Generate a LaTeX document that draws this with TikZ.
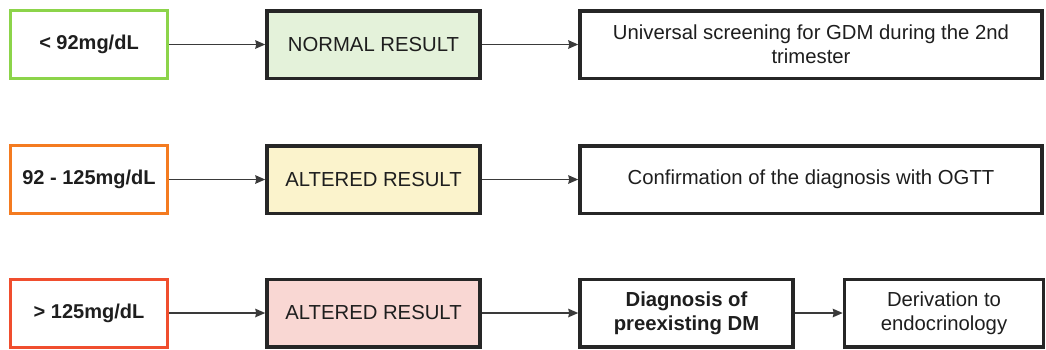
\documentclass[tikz,border=0pt]{standalone}
\usepackage{fontspec}
\setmainfont{Liberation Sans}
\usetikzlibrary{arrows.meta}
\definecolor{grn}{HTML}{8CD44A}
\definecolor{org}{HTML}{F47B20}
\definecolor{rd}{HTML}{F04E2E}
\definecolor{gfill}{HTML}{E4F2DA}
\definecolor{yfill}{HTML}{FBF3CC}
\definecolor{rfill}{HTML}{F9D7D3}
\definecolor{txt}{HTML}{1E1E1E}
\definecolor{arr}{HTML}{3A3A3A}
\tikzset{
  rangebox/.style={draw, line width=3pt, fill=white, minimum width=157pt, minimum height=68pt, inner sep=2pt, font=\fontsize{20}{24}\selectfont\bfseries, text=txt, align=center},
  resbox/.style={draw=black!85, line width=3.5pt, minimum width=213pt, minimum height=67.5pt, inner sep=2pt, font=\fontsize{20.3}{24}\selectfont, text=txt, align=center},
  actbox/.style={draw=black!85, line width=3.5pt, fill=white, minimum height=67.5pt, inner sep=2pt, font=\fontsize{20.3}{24}\selectfont, text=txt, align=center},
  conn/.style={draw=arr, line width=1.6pt, -{Stealth[length=10pt,width=8.5pt,inset=1pt]}}
}
\begin{document}
\begin{tikzpicture}[x=1pt,y=-1pt]
\useasboundingbox (0,0) rectangle (1046,349);
% row 1
\node[rangebox, draw=grn] (r1) at (89,44.5) {< 92mg/dL};
\node[resbox, fill=gfill] (m1) at (373.5,44.5) {NORMAL RESULT};
\node[actbox, minimum width=462pt] (a1) at (811,44.5) {Universal screening for GDM during the 2nd\\trimester};
% row 2
\node[rangebox, draw=org] (r2) at (89,179.5) {92 - 125mg/dL};
\node[resbox, fill=yfill] (m2) at (373.5,179.5) {ALTERED RESULT};
\node[actbox, minimum width=462pt] (a2) at (811,179.5) {Confirmation of the diagnosis with OGTT};
% row 3
\node[rangebox, draw=rd] (r3) at (89,313) {> 125mg/dL};
\node[resbox, fill=rfill] (m3) at (373.5,313) {ALTERED RESULT};
\node[actbox, minimum width=213pt, font=\fontsize{20.3}{24}\selectfont\bfseries] (d3) at (686.5,313) {Diagnosis of\\preexisting DM};
\node[actbox, minimum width=199pt] (e3) at (944,313) {Derivation to\\endocrinology};
% connectors
\draw[conn] (r1) -- (m1);
\draw[conn] (m1) -- (a1);
\draw[conn] (r2) -- (m2);
\draw[conn] (m2) -- (a2);
\draw[conn] (r3) -- (m3);
\draw[conn] (m3) -- (d3);
\draw[conn] (d3) -- (e3);
\end{tikzpicture}
\end{document}
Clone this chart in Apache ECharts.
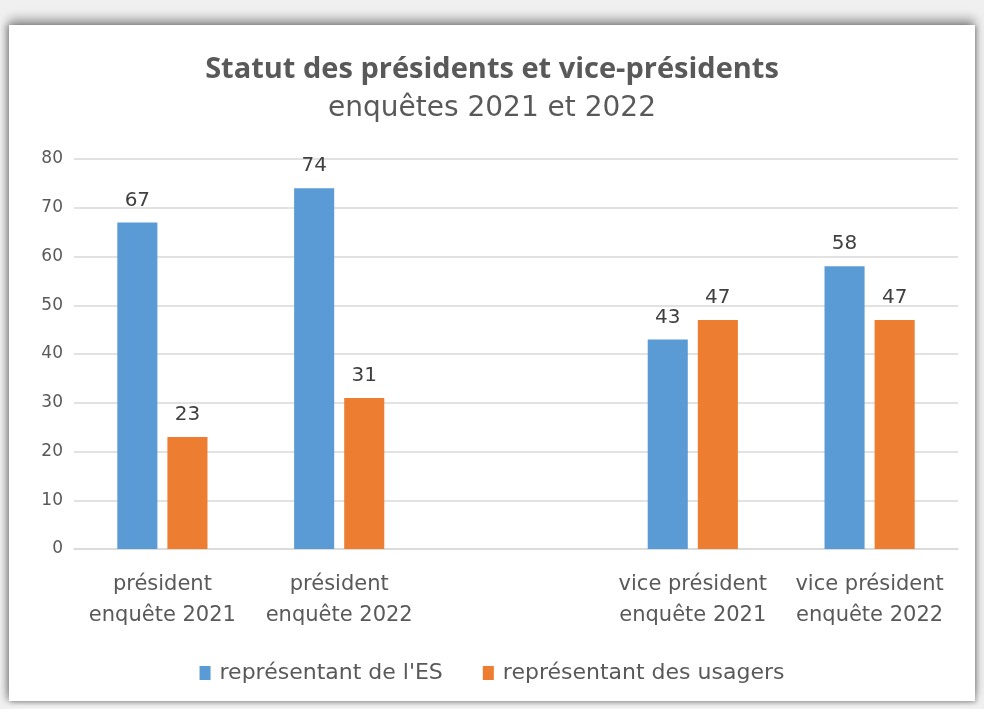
<!DOCTYPE html>
<html>
<head>
<meta charset="utf-8">
<script src="https://cdn.jsdelivr.net/npm/echarts@6/dist/echarts.min.js"></script>
<style>
  html, body { margin: 0; padding: 0; background: #f0f0f0; }
  #panel {
    position: absolute; left: 9px; top: 25px; width: 966px; height: 676px;
    background: #fff; box-shadow: 0 -6px 10px rgba(0,0,0,0.35), -3px 0 6px rgba(0,0,0,0.25), 2px 2px 4px rgba(0,0,0,0.2);
  }
  #chart { position: absolute; left: 0; top: 0; width: 984px; height: 709px; }
</style>
</head>
<body>
<div id="panel"></div>
<div id="chart"></div>
<script>
var categories = ['président\nenquête 2021', 'président\nenquête 2022', '', 'vice président\nenquête 2021', 'vice président\nenquête 2022'];
var seriesNames = ["représentant de l'ES", 'représentant des usagers'];
var esValues = [67, 74, null, 43, 58];
var usagersValues = [23, 31, null, 47, 47];

var myChart = echarts.init(document.getElementById('chart'));
var font = 'DejaVu Sans';

myChart.setOption({
  color: ['#5b9bd5', '#ed7d31'],
  title: {
    text: 'Statut des présidents et vice-présidents',
    subtext: 'enquêtes 2021 et 2022',
    left: 'center',
    top: 50,
    itemGap: 11,
    textStyle: { fontFamily: 'Open Sans', fontSize: 29, fontWeight: 'bold', color: '#595959' },
    subtextStyle: { fontFamily: font, fontSize: 28, color: '#595959' }
  },
  grid: { left: 74, right: 26, top: 159, bottom: 160 },
  legend: {
    data: seriesNames,
    top: 657,
    left: 'center',
    itemWidth: 11,
    itemHeight: 14,
    itemGap: 40,
    icon: 'rect',
    textStyle: { fontFamily: font, fontSize: 22, color: '#595959', padding: [0, 0, 0, 4] }
  },
  xAxis: {
    type: 'category',
    data: categories,
    axisTick: { show: false },
    axisLine: { lineStyle: { color: '#d9d9d9', width: 1.5 } },
    axisLabel: { fontFamily: font, fontSize: 21, color: '#595959', lineHeight: 31, margin: 20, interval: 0 }
  },
  yAxis: {
    type: 'value',
    min: 0,
    max: 80,
    interval: 10,
    axisLine: { show: false },
    axisTick: { show: false },
    splitLine: { lineStyle: { color: '#d9d9d9', width: 1.5 } },
    axisLabel: { fontFamily: font, fontSize: 17, color: '#595959', margin: 11 }
  },
  series: [
    {
      name: seriesNames[0], type: 'bar', data: esValues,
      barGap: '25%', barCategoryGap: '49%',
      label: { show: true, position: 'top', distance: 12, fontFamily: font, fontSize: 20, color: '#404040' }
    },
    {
      name: seriesNames[1], type: 'bar', data: usagersValues,
      label: { show: true, position: 'top', distance: 12, fontFamily: font, fontSize: 20, color: '#404040' }
    }
  ]
});
</script>
</body>
</html>
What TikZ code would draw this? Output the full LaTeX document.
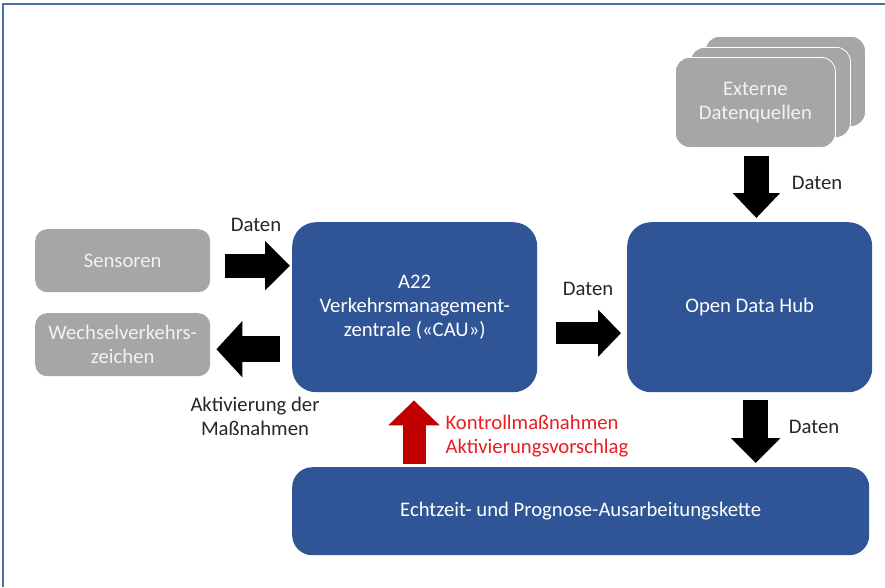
\documentclass[tikz,border=0pt]{standalone}
\usepackage{fontspec}
\setmainfont{Carlito}
\usetikzlibrary{arrows.meta,calc,positioning}
\definecolor{boxblue}{RGB}{47,85,151}
\definecolor{boxgray}{RGB}{166,166,166}
\definecolor{graytext}{RGB}{242,242,242}
\definecolor{labeltext}{RGB}{38,38,38}
\definecolor{framecol}{RGB}{79,111,168}
\definecolor{redarrow}{RGB}{192,0,0}
\definecolor{redtext}{RGB}{235,28,36}
\tikzset{
  txt/.style={font=\fontsize{20.7}{24}\selectfont},
  graybox/.style={draw=none, fill=boxgray, rounded corners=12pt, text=graytext,
    minimum width=175pt, minimum height=63pt, anchor=north west, align=center, txt},
  stackbox/.style={draw=white, line width=0.8pt, fill=boxgray, rounded corners=14pt, text=graytext,
    minimum width=160pt, minimum height=90pt, anchor=north west, align=center, txt},
  bluebox/.style={draw=none, fill=boxblue, rounded corners=24pt, text=white,
    anchor=north west, align=center, txt},
  lbl/.style={text=labeltext, align=center, txt},
  blockarrow/.style={line width=#1, -{Triangle[length=25pt, width=48pt]}},
  blockarrow/.default=24pt,
}
\begin{document}
\begin{tikzpicture}[x=1pt,y=-1pt]
\useasboundingbox (0,0) rectangle (885,587);
% frame
\draw[framecol, line width=1.2pt] (3,587) -- (3,4) -- (885,4);

% boxes
\node[graybox] (sens) at (35,229) {Sensoren};
\node[graybox] (wvz) at (35,313) {Wechselverkehrs-\\zeichen};
\node[bluebox, minimum width=245pt, minimum height=170pt] (a22) at (292,222)
  {A22\\Verkehrsmanagement-\\zentrale («CAU»)};
\node[bluebox, minimum width=245pt, minimum height=170pt] (odh) at (627,222) {Open Data Hub};
\node[bluebox, rounded corners=20pt, minimum width=577pt, minimum height=88pt] (ket) at (292,467)
  {Echtzeit- und Prognose-Ausarbeitungskette};
\node[stackbox] (ext3) at (705,36) {};
\node[stackbox] (ext2) at (690,47) {};
\node[stackbox] (ext1) at (675,57) {Externe\\Datenquellen};

% coordinates for block arrows
\coordinate (s1) at ($(sens.east)+(15,5)$);
\coordinate (s2) at ($(a22.west |- s1)+(-2,0)$);
\coordinate (w1) at ($(a22.west)+(-12,42)$);
\coordinate (w2) at ($(wvz.east |- w1)+(6,0)$);
\coordinate (m1) at ($(a22.east)+(19,26)$);
\coordinate (m2) at ($(odh.west |- m1)+(-6,0)$);
\coordinate (e1) at ($(ext1.south)+(1,8)$);
\coordinate (e2) at ($(odh.north -| e1)+(0,-4)$);
\coordinate (o1) at ($(odh.south)+(6,8)$);
\coordinate (o2) at ($(ket.north -| o1)+(0,-4)$);
\coordinate (r1) at (414,464);
\coordinate (r2) at ($(a22.south -| r1)+(0,8)$);

% block arrows
\draw[blockarrow] (s1) -- (s2);
\draw[line width=26pt, -{Triangle[length=26pt, width=55pt]}] (w1) -- (w2);
\draw[line width=22pt, -{Triangle[length=23pt, width=46pt]}] (m1) -- (m2);
\draw[line width=25pt, -{Triangle[length=25pt, width=46pt]}] (e1) -- (e2);
\draw[line width=25pt, -{Triangle[length=25pt, width=48pt]}] (o1) -- (o2);
\draw[redarrow, line width=23pt, -{Triangle[length=25pt, width=50pt]}] (r1) -- (r2);

% labels
\node[lbl] (l1) at (256,225) {Daten};
\node[lbl] (l2) at (588,289) {Daten};
\node[lbl] (l3) at (817,183) {Daten};
\node[lbl] (l4) at (814,427) {Daten};
\node[lbl] (l5) at (255,416) {Aktivierung der\\Maßnahmen};
\node[lbl, text=redtext, anchor=west, align=left] (l6) at (442,436)
  {Kontrollmaßnahmen\\Aktivierungsvorschlag};
\end{tikzpicture}
\end{document}
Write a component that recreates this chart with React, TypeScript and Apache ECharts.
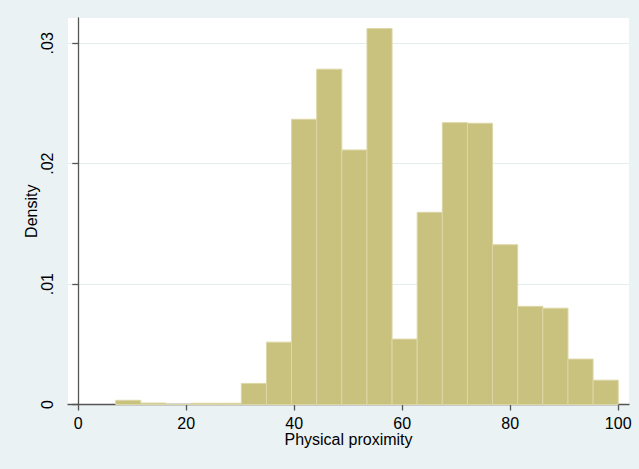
import React, { useEffect, useRef } from "react";
import * as echarts from "echarts";

// Histogram bin edges (20 bins) for "Physical proximity"
const binEdges = [
  6.93, 11.58, 16.24, 20.89, 25.54, 30.2, 34.85, 39.5, 44.16, 48.81, 53.47,
  58.12, 62.77, 67.43, 72.08, 76.73, 81.39, 86.04, 90.7, 95.35, 100,
];
// Density per bin
const densities = [
  0.00035, 0.00012, 0.0, 0.0001, 0.0001, 0.00175, 0.00518, 0.02369, 0.02785,
  0.02114, 0.03122, 0.00543, 0.01596, 0.02341, 0.02336, 0.01327, 0.00815,
  0.008, 0.00377, 0.00202,
];
const xTicks = [0, 20, 40, 60, 80, 100];
const yTicks = [0, 0.01, 0.02, 0.03];

const FONT = "'Liberation Sans', Arial, Helvetica, sans-serif";

export default function App() {
  const ref = useRef<HTMLDivElement>(null);
  useEffect(() => {
    document.body.style.margin = "0";
    const chart = echarts.init(ref.current!, null, { renderer: "svg" });
    const data = densities.map((d, i) => [binEdges[i], binEdges[i + 1], d]);
    chart.setOption({
      animation: false,
      backgroundColor: "#eaf2f3",
      textStyle: { fontFamily: FONT },
      grid: {
        left: 68,
        right: 10,
        top: 18,
        bottom: 64.5,
        show: true,
        backgroundColor: "#ffffff",
        borderWidth: 0,
      },
      xAxis: {
        type: "value",
        min: -1.9,
        max: 102,
        name: "Physical proximity",
        nameLocation: "middle",
        nameGap: 27,
        nameMoveOverlap: false,
        nameTextStyle: { color: "#000", fontSize: 16, lineHeight: 15, fontFamily: FONT },
        axisLine: { show: true, lineStyle: { color: "#555", width: 1.3 } },
        axisTick: {
          show: true,
          length: 6,
          customValues: xTicks,
          lineStyle: { color: "#555", width: 1.3 },
        },
        axisLabel: {
          customValues: xTicks,
          color: "#000",
          fontSize: 16,
          lineHeight: 15,
          fontFamily: FONT,
          margin: 11,
        },
        splitLine: { show: false },
      },
      yAxis: {
        type: "value",
        min: 0,
        max: 0.0321,
        name: "Density",
        nameLocation: "middle",
        nameGap: 29,
        nameMoveOverlap: false,
        nameRotate: 90,
        nameTextStyle: { color: "#000", fontSize: 16, fontFamily: FONT },
        axisLine: { show: true, lineStyle: { color: "#555", width: 1.3 } },
        axisTick: {
          show: true,
          length: 6,
          customValues: yTicks,
          lineStyle: { color: "#555", width: 1.3 },
        },
        axisLabel: {
          customValues: yTicks,
          rotate: 90,
          color: "#000",
          fontSize: 16,
          fontFamily: FONT,
          margin: 13,
          formatter: (v: number) => (v === 0 ? "0" : String(v).replace(/^0/, "")),
        },
        splitLine: { show: true, lineStyle: { color: "#e2eded", width: 1 } },
      },
      series: [
        {
          type: "custom",
          data,
          encode: { x: [0, 1], y: 2 },
          renderItem: (params: any, api: any) => {
            const x0 = api.value(0);
            const x1 = api.value(1);
            const y = api.value(2);
            const p0 = api.coord([x0, y]);
            const p1 = api.coord([x1, 0]);
            return {
              type: "rect",
              shape: {
                x: p0[0],
                y: p0[1],
                width: p1[0] - p0[0],
                height: p1[1] - p0[1],
              },
              style: { fill: "#c9c17e", stroke: "#ddd7a6", lineWidth: 1 },
            };
          },
        },
      ],
    });
    return () => chart.dispose();
  }, []);
  return <div ref={ref} style={{ width: 639, height: 469 }} />;
}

══════════

The lines to reproduce run from the one above containing "Write a component" through the one containing "import * as". Copy them exactly and leave out all pictures.

**Correct output:**
Write a component that recreates this chart with React, TypeScript and Apache ECharts.
import React, { useEffect, useRef } from "react";
import * as echarts from "echarts";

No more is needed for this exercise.